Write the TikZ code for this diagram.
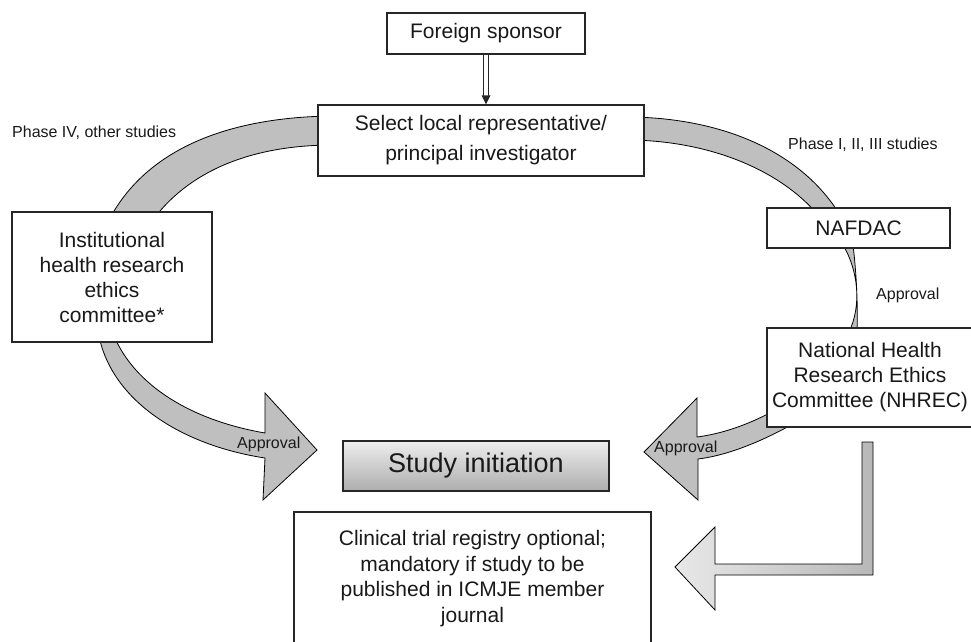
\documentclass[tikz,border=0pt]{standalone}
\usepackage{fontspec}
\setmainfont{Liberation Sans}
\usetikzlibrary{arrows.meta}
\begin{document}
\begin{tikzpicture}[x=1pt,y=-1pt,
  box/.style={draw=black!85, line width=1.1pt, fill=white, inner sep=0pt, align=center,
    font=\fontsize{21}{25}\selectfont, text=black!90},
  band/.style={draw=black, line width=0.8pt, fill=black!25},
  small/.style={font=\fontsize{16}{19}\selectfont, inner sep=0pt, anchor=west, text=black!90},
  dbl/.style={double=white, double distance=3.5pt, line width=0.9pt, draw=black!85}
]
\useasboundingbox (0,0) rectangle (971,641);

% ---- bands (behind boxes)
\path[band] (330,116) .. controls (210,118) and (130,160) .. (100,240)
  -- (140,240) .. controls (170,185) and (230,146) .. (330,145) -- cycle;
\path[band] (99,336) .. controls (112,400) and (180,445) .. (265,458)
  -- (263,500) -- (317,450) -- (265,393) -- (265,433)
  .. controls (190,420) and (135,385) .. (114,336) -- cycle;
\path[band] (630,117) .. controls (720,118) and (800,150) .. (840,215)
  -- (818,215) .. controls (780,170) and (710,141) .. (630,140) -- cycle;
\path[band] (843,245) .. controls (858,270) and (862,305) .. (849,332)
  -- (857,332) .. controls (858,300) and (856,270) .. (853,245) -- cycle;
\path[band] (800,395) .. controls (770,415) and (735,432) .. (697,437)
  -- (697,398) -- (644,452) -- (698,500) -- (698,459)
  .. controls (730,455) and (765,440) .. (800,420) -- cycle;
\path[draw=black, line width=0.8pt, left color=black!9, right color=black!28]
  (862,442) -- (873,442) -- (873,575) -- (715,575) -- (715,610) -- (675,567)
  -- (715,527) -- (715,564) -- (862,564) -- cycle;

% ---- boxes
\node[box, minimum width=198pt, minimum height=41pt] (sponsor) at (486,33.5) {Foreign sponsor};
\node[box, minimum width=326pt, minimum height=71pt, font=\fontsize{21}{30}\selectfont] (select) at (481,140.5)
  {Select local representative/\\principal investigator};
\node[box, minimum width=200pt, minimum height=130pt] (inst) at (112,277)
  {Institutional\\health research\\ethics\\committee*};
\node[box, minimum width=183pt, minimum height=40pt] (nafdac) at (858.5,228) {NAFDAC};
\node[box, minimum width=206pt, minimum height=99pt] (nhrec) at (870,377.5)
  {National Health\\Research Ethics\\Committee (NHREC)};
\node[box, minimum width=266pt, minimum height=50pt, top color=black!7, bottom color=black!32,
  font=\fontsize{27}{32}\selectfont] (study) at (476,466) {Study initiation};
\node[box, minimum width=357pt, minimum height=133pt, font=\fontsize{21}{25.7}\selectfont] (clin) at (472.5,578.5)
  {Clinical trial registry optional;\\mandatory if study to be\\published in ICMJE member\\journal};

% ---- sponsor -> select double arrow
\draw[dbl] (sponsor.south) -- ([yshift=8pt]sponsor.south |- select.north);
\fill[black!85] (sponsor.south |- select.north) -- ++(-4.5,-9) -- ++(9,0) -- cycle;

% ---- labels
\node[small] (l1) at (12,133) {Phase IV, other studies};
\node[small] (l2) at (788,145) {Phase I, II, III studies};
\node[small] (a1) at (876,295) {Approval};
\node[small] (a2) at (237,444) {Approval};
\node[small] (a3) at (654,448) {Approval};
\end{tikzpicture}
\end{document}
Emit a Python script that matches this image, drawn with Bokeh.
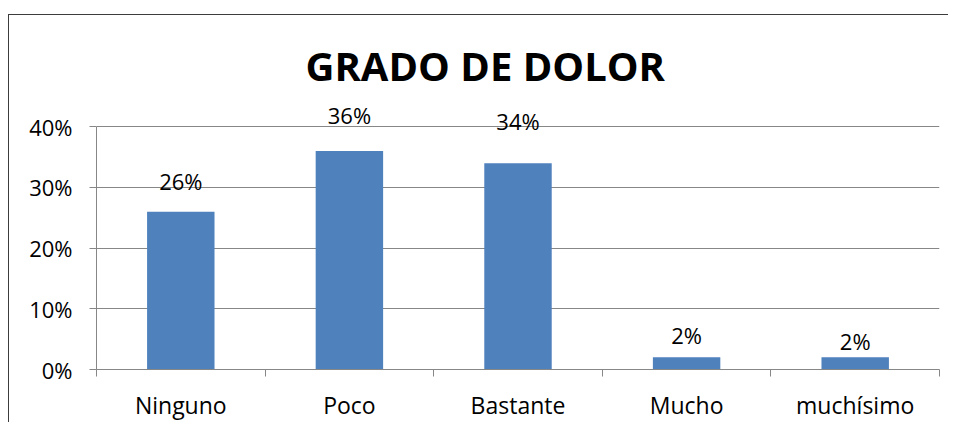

#### Exercise:
Print the data above verbatim from the first line through the line holding "(0,0) rectangle (971,641);", leaving every picture out.

#### Response to the exercise:
Write the TikZ code for this diagram.
\documentclass[tikz,border=0pt]{standalone}
\usepackage{fontspec}
\setmainfont{Liberation Sans}
\usetikzlibrary{arrows.meta}
\begin{document}
\begin{tikzpicture}[x=1pt,y=-1pt,
  box/.style={draw=black!85, line width=1.1pt, fill=white, inner sep=0pt, align=center,
    font=\fontsize{21}{25}\selectfont, text=black!90},
  band/.style={draw=black, line width=0.8pt, fill=black!25},
  small/.style={font=\fontsize{16}{19}\selectfont, inner sep=0pt, anchor=west, text=black!90},
  dbl/.style={double=white, double distance=3.5pt, line width=0.9pt, draw=black!85}
]
\useasboundingbox (0,0) rectangle (971,641);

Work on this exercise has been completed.